M. André Vallini, secrétaire d'État auprès de la ministre de la décentralisation et de la fonction publique, chargé de la réforme territoriale. Madame la sénatrice, vous avez souhaité attirer l'attention du Gouvernement sur la fermeture des trésoreries en milieu rural et notamment celle de Selongey, en Côte-d'Or, au 1er janvier 2016.

La situation budgétaire de notre pays, qui ne date pas de ce quinquennat, et la contribution de l'administration fiscale au rétablissement de nos comptes amènent la Direction générale des finances publiques à réfléchir à la meilleure organisation possible de chacune de ses missions. Celle-ci s'emploie pour cela à s'adapter au mieux aux évolutions démographiques et aux attentes des usagers, au paysage institutionnel local, qui est en mutation - je pense notamment aux intercommunalités -, ainsi qu'aux changements d'usage des services publics introduits - ou plutôt permis - par les nouvelles technologies.

S'il apparaît que l'implantation d'une trésorerie ne répond plus aux attentes des différents publics, que sa taille ne lui permet plus d'offrir une qualité de service suffisante, dans des conditions de sécurité satisfaisantes pour son personnel, son regroupement avec une unité voisine peut être mis à l'étude.
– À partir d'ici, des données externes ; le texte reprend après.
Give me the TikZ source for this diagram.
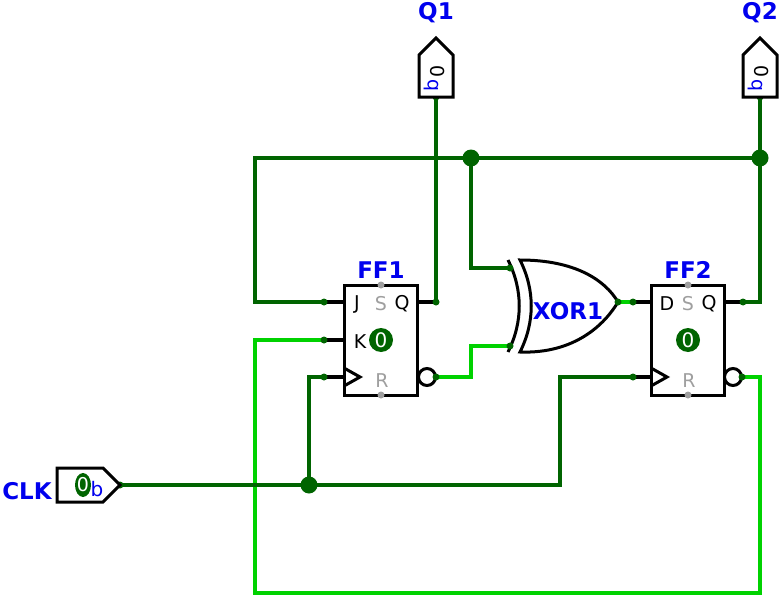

Dans cette démarche, la DGFiP s'attache à maintenir l'accessibilité au service public des élus, des contribuables et de ses partenaires du secteur local. Pour apprécier l'opportunité de chaque projet, madame la sénatrice, la méthode appliquée est fondée sur le dialogue et sur l'appréciation des besoins au plus proche du terrain.

Le ministère des finances demande alors aux responsables territoriaux concernés, en accord avec le préfet, de se rapprocher des élus locaux, des personnels et des organisations syndicales afin de discuter des propositions de réorganisation.

C'est dans cet esprit que la concertation a été menée en Côte-d'Or en 2015, où elle a permis de dégager la solution la plus adaptée au contexte local.

C'est aussi dans cet esprit que le ministre des finances a rendu début octobre ses arbitrages. Dans votre département, la trésorerie de Selongey, plus petit poste comptable de la Côte-d'Or, a été regroupée au 1er janvier 2016 avec la trésorerie d'Is-sur-Tille, distante de onze kilomètres.

Ce regroupement permet de renforcer le poste d'Is-sur-Tille, qui est ainsi plus à même de proposer un service public rénové et de qualité, dans des conditions d'accessibilité raisonnables pour les usagers et les élus locaux.

M. le président. La parole est à Mme Anne-Catherine Loisier.

Mme Anne-Catherine Loisier. J'ai du mal à comprendre l'obsession du regroupement dont fait preuve le Gouvernement. Vos affirmations selon lesquelles des suppressions de services de proximité entraîneraient forcément des économies d'échelle restent à prouver.

Dans ce contexte de complexité administrative, les centres de finances publiques de proximité non seulement assurent des opérations de recouvrement, mais aussi, et de plus en plus, ont une activité de conseil et d'accompagnement des collectivités comme des contribuables.

Les petites communes, vous le savez, ne disposent pas de services d'ingénierie. Grâce à des trésoriers de proximité, grâce à leur connaissance de la situation et aux relations qu'ils ont instaurées, bon nombre de situations sont réglées avant même qu'elles ne deviennent problématiques et ne remontent aux services centraux.

Les difficultés liées à la fiscalité, au fonds national de péréquation des ressources intercommunales et communales, ou FPIC, que nous avons évoquées tout à l'heure, sont devenues pour les élus ruraux un véritable casse-tête. Les trésoriers sont de précieux conseils pour appréhender ces réalités. Cela dit, de nombreux contribuables s'entendent aussi directement avec leurs trésoriers pour aménager et étaler les paiements.

S'agissant de la modernisation de l'administration et de l'accès à l'internet, vous n'êtes pas sans savoir, monsieur le secrétaire d'État, s'agissant de ce dernier point, que dans nombre de territoires ruraux la connexion est très mauvaise, voire inexistante.

Pour une meilleure administration de la République au service de nos concitoyens, il faudrait pouvoir appréhender les réalités de chaque territoire. Nous sommes bien d'accord : il faut réaliser des économies, des regroupements ; mais considérons la réalité quotidienne des habitants et des petites communes et ne procédons pas à ces fermetures. D'après les habitants et les élus locaux - en l'espèce en tout cas -, la concertation n'a pas été assurée.